Here are some values to inspire you:
Create a holiday tradition of leaving complimentary notes for members of your family; your child can also do something kind for a sibling, parent, neighbor or friend.
Your child is old enough to participate in family holiday gatherings, such as Christmas Eve dinner. Your child might help create the dinner menu or help design place cards. He or she might make a playlist of holiday season songs to play during the festivities.
Encourage your child to write in a holiday joy journal, listing out all the things he or she is grateful for, or what brought joy that day. The journal might also be a great place for your child to list out how he or she brought joy to someone else that day.
*A Sense of Giving
This season, your child can take on the responsibility of choosing gifts for each member of the family, thinking about what each person might like, shopping with you, and wrapping the presents. In the past, you might have sent holiday gifts from your family as a whole, but this new era creates an opportunity for your child to learn the art and value of giving to others. Presents from your child don't need to break the bank; they can be dollar-store selections that your child has selected for each recipient on his or her list. At present-giving time, your child sees the recipient's joy.

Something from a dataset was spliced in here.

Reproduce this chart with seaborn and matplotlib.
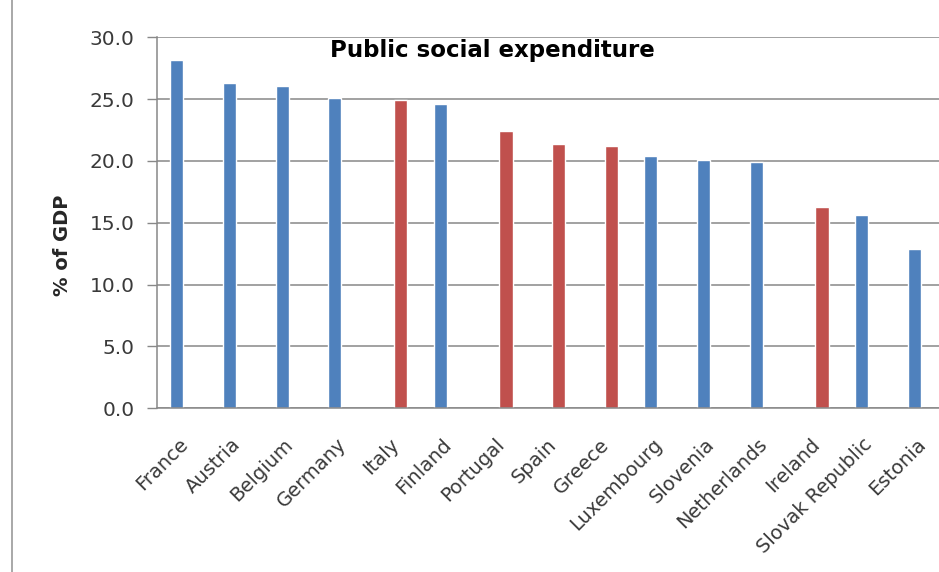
import numpy as np
import pandas as pd
import matplotlib
matplotlib.use("Agg")
import matplotlib.pyplot as plt
from matplotlib.ticker import FormatStrFormatter, FixedLocator
from matplotlib.transforms import ScaledTranslation
import seaborn as sns

countries = ["France", "Austria", "Belgium", "Germany", "Italy", "Finland",
             "Portugal", "Spain", "Greece", "Luxembourg", "Slovenia",
             "Netherlands", "Ireland", "Slovak Republic", "Estonia"]
values = [28.2, 26.3, 26.1, 25.1, 24.9, 24.6, 22.4, 21.4, 21.2, 20.4,
          20.1, 19.9, 16.3, 15.6, 12.9]
groups = ["other", "other", "other", "other", "crisis", "other",
          "crisis", "crisis", "crisis", "other", "other", "other",
          "crisis", "other", "other"]
group_order = ["other", "crisis"]
colors = {"other": "#4F81BD", "crisis": "#C0504D"}

sns.set_theme(style="white")
plt.rcParams["font.family"] = ["DejaVu Sans"]

df = pd.DataFrame({"country": countries, "value": values, "group": groups})

fig = plt.figure(figsize=(9.39, 5.72), dpi=100)
ax = fig.add_axes([157 / 939, 163.7 / 572, 790 / 939, 371 / 572])

sns.barplot(data=df, x="country", y="value", hue="group",
            hue_order=group_order, palette=colors, dodge=True, width=0.5,
            saturation=1, legend=False, ax=ax)

ax.set_ylim(0, 30)
ax.set_xlim(-0.5, len(countries) - 0.5)
ax.set_yticks(np.arange(0, 30.1, 5))
ax.yaxis.set_major_formatter(FormatStrFormatter("%.1f"))
ax.grid(axis="y", color="#888888", linewidth=1.1)
ax.set_axisbelow(True)

ax.xaxis.set_minor_locator(FixedLocator(np.arange(-0.5, len(countries), 1)))
ax.tick_params(axis="x", which="major", length=0, pad=19, labelsize=14,
               labelcolor="#3a3a3a")
ax.tick_params(axis="x", which="minor", length=5, width=1, color="#888888",
               direction="out")
ax.tick_params(axis="y", length=7, width=1, color="#888888", labelsize=14.5,
               labelcolor="#3a3a3a", pad=9, left=True)
shift = ScaledTranslation(-5 / 100, 0, fig.dpi_scale_trans)
for lab in ax.get_xticklabels():
    lab.set_rotation(45)
    lab.set_ha("right")
    lab.set_rotation_mode("anchor")
    lab.set_transform(lab.get_transform() + shift)

for side in ["top", "right"]:
    ax.spines[side].set_visible(False)
for side in ["left", "bottom"]:
    ax.spines[side].set_color("#888888")
    ax.spines[side].set_linewidth(1.1)

ax.set_xlabel("")
ax.set_ylabel("% of GDP", fontsize=14, fontweight="bold")
ax.yaxis.set_label_coords(-0.107, 0.44)
ax.text(0.424, 0.946, "Public social expenditure", transform=ax.transAxes,
        ha="center", va="baseline", fontsize=16.5, fontweight="bold",
        color="black")

fig.add_artist(plt.Line2D([12 / 939, 12 / 939], [0, 1],
                          transform=fig.transFigure, color="#9a9a9a",
                          linewidth=1.2))

fig.savefig("out.png", dpi=100)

Debby Mayne, etiquette expert at About.com says, "Christmas is one of the most important celebrations for Christians around the world, but it can also be one of the most stressful. Between the crowded shopping malls and people's expectations, we all run the risk of feeling let down, which can lead to tension and bad behavior. Avoid letting this happen by taking breaks to think about what the holiday is truly about." As your child works on his or her list of what Santa represents and how he or she can bring these values to life, you may do the same, which can reduce your holiday stress and tension.

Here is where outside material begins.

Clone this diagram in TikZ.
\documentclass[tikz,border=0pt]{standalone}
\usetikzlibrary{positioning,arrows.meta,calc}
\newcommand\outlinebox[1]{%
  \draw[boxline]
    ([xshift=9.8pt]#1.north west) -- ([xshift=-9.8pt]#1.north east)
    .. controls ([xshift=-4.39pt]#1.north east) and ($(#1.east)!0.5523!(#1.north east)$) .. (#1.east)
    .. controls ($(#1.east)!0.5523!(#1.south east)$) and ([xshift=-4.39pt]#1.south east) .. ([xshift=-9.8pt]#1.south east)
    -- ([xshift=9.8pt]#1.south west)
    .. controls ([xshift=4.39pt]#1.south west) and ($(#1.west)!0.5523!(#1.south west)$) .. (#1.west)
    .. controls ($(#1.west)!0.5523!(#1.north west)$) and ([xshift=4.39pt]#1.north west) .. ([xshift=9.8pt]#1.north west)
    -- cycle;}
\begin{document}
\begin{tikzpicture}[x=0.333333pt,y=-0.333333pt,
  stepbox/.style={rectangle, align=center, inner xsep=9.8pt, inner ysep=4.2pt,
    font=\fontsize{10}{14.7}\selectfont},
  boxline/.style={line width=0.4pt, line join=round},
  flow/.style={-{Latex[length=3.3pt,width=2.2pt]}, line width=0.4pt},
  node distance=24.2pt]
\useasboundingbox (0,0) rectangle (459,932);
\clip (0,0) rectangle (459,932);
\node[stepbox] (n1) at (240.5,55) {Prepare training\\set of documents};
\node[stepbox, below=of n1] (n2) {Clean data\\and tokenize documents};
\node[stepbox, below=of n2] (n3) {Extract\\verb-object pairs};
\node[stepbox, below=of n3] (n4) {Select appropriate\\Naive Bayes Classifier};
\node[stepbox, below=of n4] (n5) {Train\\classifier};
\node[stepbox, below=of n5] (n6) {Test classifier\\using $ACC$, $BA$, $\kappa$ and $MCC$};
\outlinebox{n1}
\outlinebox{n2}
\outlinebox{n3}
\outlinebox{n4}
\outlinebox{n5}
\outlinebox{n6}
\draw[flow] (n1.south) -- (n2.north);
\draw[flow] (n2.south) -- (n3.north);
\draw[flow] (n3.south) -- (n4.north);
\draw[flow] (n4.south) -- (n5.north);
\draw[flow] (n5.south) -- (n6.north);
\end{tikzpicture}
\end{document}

In addition to gift giving, your child can join in on the Santa decor traditions of your home, buying or making holiday ornaments and decorations -- and as double-duty, these may become gifts for others!

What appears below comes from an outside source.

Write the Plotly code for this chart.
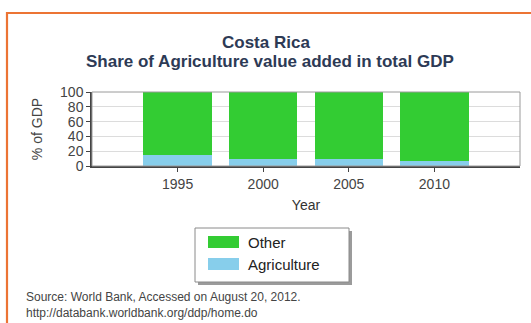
import plotly.graph_objects as go

# Costa Rica: agriculture share of GDP (%), remainder shown as "Other"
years = [1995, 2000, 2005, 2010]
agriculture = [14.8, 9.3, 8.8, 7.2]
other = [round(100 - a, 1) for a in agriculture]
series_names = ["Other", "Agriculture"]
series_colors = ["#33cc33", "#87ceeb"]
y_ticks = [0, 20, 40, 60, 80, 100]

W, H = 531, 323
L, R, T, B = 92, 520, 92, 166  # plot area in pixels


def px(x):
    return (x - L) / (R - L)


def py(y):
    return (B - y) / (B - T)


fig = go.Figure()
fig.add_trace(go.Bar(x=years, y=agriculture, name=series_names[1],
                     marker=dict(color=series_colors[1], line=dict(width=0)),
                     width=4, showlegend=False))
fig.add_trace(go.Bar(x=years, y=other, name=series_names[0],
                     marker=dict(color=series_colors[0], line=dict(width=0)),
                     width=4, showlegend=False))

shapes = []
# orange frame (top and left edges)
shapes.append(dict(type="path", xref="paper", yref="paper",
                   path=f"M {px(7)},{py(340)} L {px(7)},{py(13)} L {px(540)},{py(13)}",
                   line=dict(color="#ec7434", width=2.2)))
# plot border (top/right lighter)
shapes.append(dict(type="rect", xref="paper", yref="paper", x0=0, x1=1, y0=0, y1=1,
                   line=dict(color="#9a9a9a", width=1), layer="above"))

# legend box with drop shadow
lx0, lx1, ly0, ly1 = 195, 349, 228, 282
shapes.append(dict(type="rect", xref="paper", yref="paper",
                   x0=px(lx0 + 3), x1=px(lx1 + 3), y0=py(ly1 + 3), y1=py(ly0 + 3),
                   fillcolor="#9b9b9b", line=dict(width=0)))
shapes.append(dict(type="rect", xref="paper", yref="paper",
                   x0=px(lx0), x1=px(lx1), y0=py(ly1), y1=py(ly0),
                   fillcolor="white", line=dict(color="#8a8a8a", width=1)))
annotations = []
legend_rows = [242, 264]
for name, color, yc in zip(series_names, series_colors, legend_rows):
    shapes.append(dict(type="rect", xref="paper", yref="paper",
                       x0=px(208), x1=px(239), y0=py(yc + 6), y1=py(yc - 6),
                       fillcolor=color, line=dict(width=0)))
    annotations.append(dict(text=name, xref="paper", yref="paper",
                            x=px(246), y=py(yc), xanchor="left", yanchor="middle",
                            showarrow=False,
                            font=dict(family="Arial, Liberation Sans", size=15, color="#222")))

# title
annotations.append(dict(text="<b>Costa Rica</b>", xref="paper", yref="paper",
                        x=px(266), y=py(42), xanchor="center", yanchor="middle",
                        showarrow=False,
                        font=dict(family="Arial, Liberation Sans", size=17, color="#2d3a55")))
annotations.append(dict(text="<b>Share of Agriculture value added in total GDP</b>",
                        xref="paper", yref="paper",
                        x=px(270), y=py(62), xanchor="center", yanchor="middle",
                        showarrow=False,
                        font=dict(family="Arial, Liberation Sans", size=17, color="#2d3a55")))
# source note
annotations.append(dict(text="Source: World Bank, Accessed on August 20, 2012.<br>"
                             "http://databank.worldbank.org/ddp/home.do",
                        xref="paper", yref="paper", x=px(24), y=py(305),
                        xanchor="left", yanchor="middle", align="left", showarrow=False,
                        font=dict(family="Arial, Liberation Sans", size=12, color="#444")))

fig.update_layout(
    width=W, height=H,
    margin=dict(l=L, r=W - R, t=T, b=H - B),
    paper_bgcolor="white", plot_bgcolor="white",
    barmode="stack", bargap=0,
    showlegend=False,
    shapes=shapes, annotations=annotations,
    font=dict(family="Arial, Liberation Sans", color="#444"),
    xaxis=dict(range=[1990, 2015], tickvals=years, ticks="outside", ticklen=4,
               tickcolor="#444", showline=True, linecolor="#444", linewidth=1.5,
               showgrid=False, zeroline=False,
               tickfont=dict(size=14, color="#444"),
               title=dict(text="Year", font=dict(size=14, color="#333"), standoff=10)),
    yaxis=dict(range=[0, 100], tickvals=y_ticks, ticks="outside", ticklen=4,
               tickcolor="#444", showline=True, linecolor="#444", linewidth=1.5,
               showgrid=True, gridcolor="#dcdcdc", zeroline=False,
               tickfont=dict(size=14, color="#444"),
               title=dict(text="% of GDP", font=dict(size=14, color="#444"), standoff=14)),
)

fig.write_html("out.html")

If your child resists anything Santa-related when his or her belief system changes, point to the child's role models who embrace Santa as part of their holidays. In addition to the examples set by grandparents and cherished aunts and uncles, the child may be influenced by his or her favorite musical artists. Point out holiday albums of your child's favorite performers and tap into pop culture with viewings of animated holiday specials and movies like "Elf" or "A Charlie Brown Christmas" that show Santa as benevolent. Making it OK to appreciate Santa's lessons and image can inspire your child in a positive way.